In 1907 the British convinced the Bhutanese to set up a royal line to solve similar disputes in their reincarnation politics. (With DNA testing now available a true prince can always be correctly identified.) The Bhutanese kings of the 20th Century have proved to be some of the most enlightened royalty in Asia. King Jigme Singye Wangchuck became world famous for his motto “Gross National Happiness.” His green campaign has stopped forest products exports to India, banned motorcycle taxis, and eliminated plastic bags. The Bhutanese have enjoyed free education and health care for decades.

In 1934 Tibetan authorities blinded a well-meaning lama, who took four students to Europe and worked hard to modernize the country. In stark contrast, King Wangchuck sent his son to Harvard (he is now king), and he made English the language of instruction in all schools.
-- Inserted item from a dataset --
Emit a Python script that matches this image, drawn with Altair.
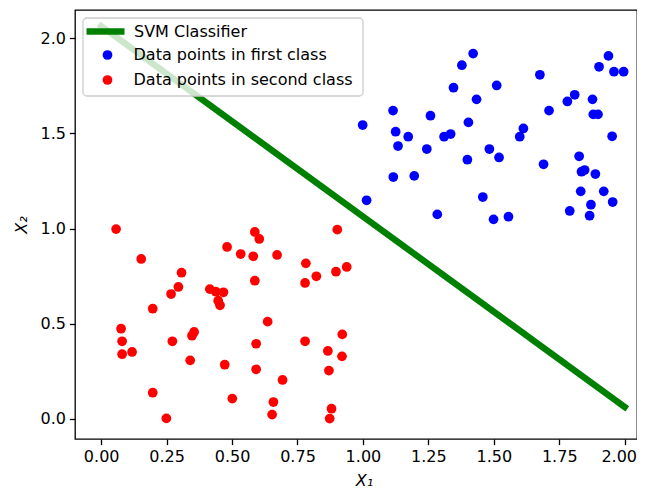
import altair as alt
import pandas as pd

# ---- data ----
red_x = [0.057, 0.153, 0.307, 0.295, 0.267, 0.197, 0.076, 0.080, 0.080, 0.118,
         0.272, 0.355, 0.347, 0.340, 0.197, 0.249, 0.415, 0.438, 0.467, 0.447,
         0.454, 0.481, 0.472, 0.501, 0.587, 0.604, 0.533, 0.581, 0.672, 0.902,
         0.782, 0.822, 0.779, 0.897, 0.938, 0.587, 0.636, 0.592, 0.779, 0.921,
         0.866, 0.920, 0.592, 0.870, 0.693, 0.658, 0.653, 0.880, 0.873]
red_y = [0.997, 0.840, 0.768, 0.693, 0.656, 0.579, 0.474, 0.408, 0.340, 0.352,
         0.408, 0.457, 0.437, 0.308, 0.138, 0.003, 0.682, 0.668, 0.665, 0.621,
         0.597, 0.903, 0.285, 0.107, 0.982, 0.945, 0.866, 0.854, 0.861, 0.994,
         0.817, 0.749, 0.714, 0.773, 0.798, 0.726, 0.511, 0.395, 0.408, 0.444,
         0.357, 0.329, 0.261, 0.254, 0.205, 0.089, 0.023, 0.054, 0.002]

blue_x = [1.421, 1.378, 1.346, 1.434, 1.115, 1.258, 1.403, 0.999, 1.125, 1.173,
          1.134, 1.310, 1.335, 1.244, 1.483, 1.399, 1.116, 1.196, 1.458, 1.014,
          1.284, 1.938, 1.902, 1.959, 1.996, 1.676, 1.511, 1.809, 1.781, 1.877,
          1.711, 1.880, 1.898, 1.613, 1.599, 1.952, 1.520, 1.826, 1.690, 1.835,
          1.847, 1.888, 1.832, 1.920, 1.954, 1.871, 1.790, 1.866, 1.556, 1.499]
blue_y = [1.918, 1.857, 1.739, 1.678, 1.619, 1.592, 1.557, 1.543, 1.508, 1.482,
          1.433, 1.482, 1.496, 1.417, 1.417, 1.361, 1.270, 1.276, 1.165, 1.148,
          1.074, 1.906, 1.849, 1.823, 1.823, 1.807, 1.751, 1.702, 1.667, 1.678,
          1.619, 1.599, 1.599, 1.525, 1.482, 1.484, 1.373, 1.379, 1.337, 1.298,
          1.307, 1.286, 1.195, 1.195, 1.139, 1.125, 1.092, 1.067, 1.062, 1.048]

line_x = [0.0, 2.0]
line_y = [2.063, 0.063]

class_names = ["Data points in first class", "Data points in second class"]
line_name = "SVM Classifier"
x_ticks = [0.0, 0.25, 0.5, 0.75, 1.0, 1.25, 1.5, 1.75, 2.0]
y_ticks = [0.0, 0.5, 1.0, 1.5, 2.0]

pts = pd.DataFrame({
    "x": blue_x + red_x,
    "y": blue_y + red_y,
    "cls": [class_names[0]] * len(blue_x) + [class_names[1]] * len(red_x),
})
ln = pd.DataFrame({"x": line_x, "y": line_y, "name": [line_name] * len(line_x)})
frame_df = pd.DataFrame({"k": [0]})

FONT = "DejaVu Sans"

xs = alt.Scale(domain=[-0.1, 2.047], nice=False, zero=False)
ys = alt.Scale(domain=[-0.105, 2.147], nice=False, zero=False)

x_axis = alt.Axis(
    values=x_ticks, format=".2f", title="X₁", titlePadding=8, titleX=289,
    labelOffset={"condition": {"test": "datum.value >= 1.99", "value": -6}, "value": 0},
)
y_axis = alt.Axis(values=y_ticks, format=".1f", title="X₂", titlePadding=10)

line = alt.Chart(ln).mark_line(strokeWidth=6.4, strokeCap="square").encode(
    x=alt.X("x:Q", scale=xs, axis=x_axis),
    y=alt.Y("y:Q", scale=ys, axis=y_axis),
    stroke=alt.Stroke(
        "name:N",
        scale=alt.Scale(domain=[line_name], range=["#008000"]),
        legend=alt.Legend(
            title=None, orient="none", legendX=8, legendY=-1,
            symbolType="stroke", symbolSize=1444, symbolStrokeWidth=6.4,
            labelOffset=6, padding=0, labelFont=FONT, labelFontSize=16,
            labelColor="black",
        ),
    ),
)

frame = alt.Chart(frame_df).mark_rect(
    fill="white", fillOpacity=0.8, stroke="#cccccc", strokeWidth=1.3, cornerRadius=4
).encode(
    x=alt.value(8), x2=alt.value(288), y=alt.value(8), y2=alt.value(86)
)

points = alt.Chart(pts).mark_circle(size=95, opacity=1).encode(
    x=alt.X("x:Q", scale=xs),
    y=alt.Y("y:Q", scale=ys),
    color=alt.Color(
        "cls:N",
        scale=alt.Scale(domain=class_names, range=["#0000ff", "#ff0000"]),
        legend=alt.Legend(
            title=None, orient="none", legendX=24.5, legendY=37,
            symbolType="circle", symbolSize=95, symbolStrokeWidth=0,
            labelOffset=18, rowPadding=9, padding=0,
            labelFont=FONT, labelFontSize=16, labelColor="black",
        ),
    ),
)

chart = alt.layer(line, frame, points).properties(
    width=562, height=429,
    autosize=alt.AutoSizeParams(type="none"),
    padding={"left": 67, "top": 2, "right": 0, "bottom": 60},
).configure_view(
    stroke="black", strokeWidth=1.3
).configure_axis(
    labelFont=FONT, labelFontSize=16, labelColor="black",
    tickColor="black", tickSize=5.6, tickWidth=1.3, labelPadding=4,
    domain=False, grid=False,
    titleFont=FONT, titleFontSize=16, titleFontWeight="normal",
    titleFontStyle="italic", titleColor="black",
).configure_legend(
    labelLimit=400
)

chart.save("out.html", embed_options={"renderer": "svg", "actions": False})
Because they loved their kings so much, the Bhutanese very reluctantly voted in their first parliamentary elections in 2008.

The Dalai Lama says that if he returns to Tibet he will step down as head of state and continue his life as a “simple monk.” He also says that Chenrizi might choose a person in another country for his next reincarnation. Does that mean that Chenrizi has given up on Tibet as the nation best suited for the rule of reincarnated lamas? Even if so, what is to prevent the Beijing government from claiming that Chenrizi is embodied in its choice for Dalai Lama? It can claim a 290-year-old Chinese tradition of certifying a new Dalai Lama.

If Chenrizi does choose a different country, where is there a nation that would embrace that idea of a young Buddhist ruler? The only other majority Tibetan Buddhist areas are Ladakh and Sikkim and they are now part of India. Perhaps the Shabdrung was correct in claiming that Chenrizi had chosen him and Bhutan as the legitimate place of divine sovereignty.

In conversations with Thomas Laird, the Dalai Lama speculated that it was Chenrizi’s plan that the Great Fifth’s reincarnated successor be a king rather than a lama. By renouncing his vows, the Sixth Dalai Lama actually made this possible. This would have put an end to the impractical and unwise practice of choosing young children to rule a country.

With regard to the idea of a hereditary king for Tibet, why did Chenrizi choose such a poor candidate, and why did this divine plan fail? And why does the Dalai Lama imply that we would not have had the great benefit of his compassionate and charismatic leadership? Even more questions can be raised about the implications for basic Buddhist philosophy, and the relationship of this great Bodhisattva to the Tibetan people and the rest of the world.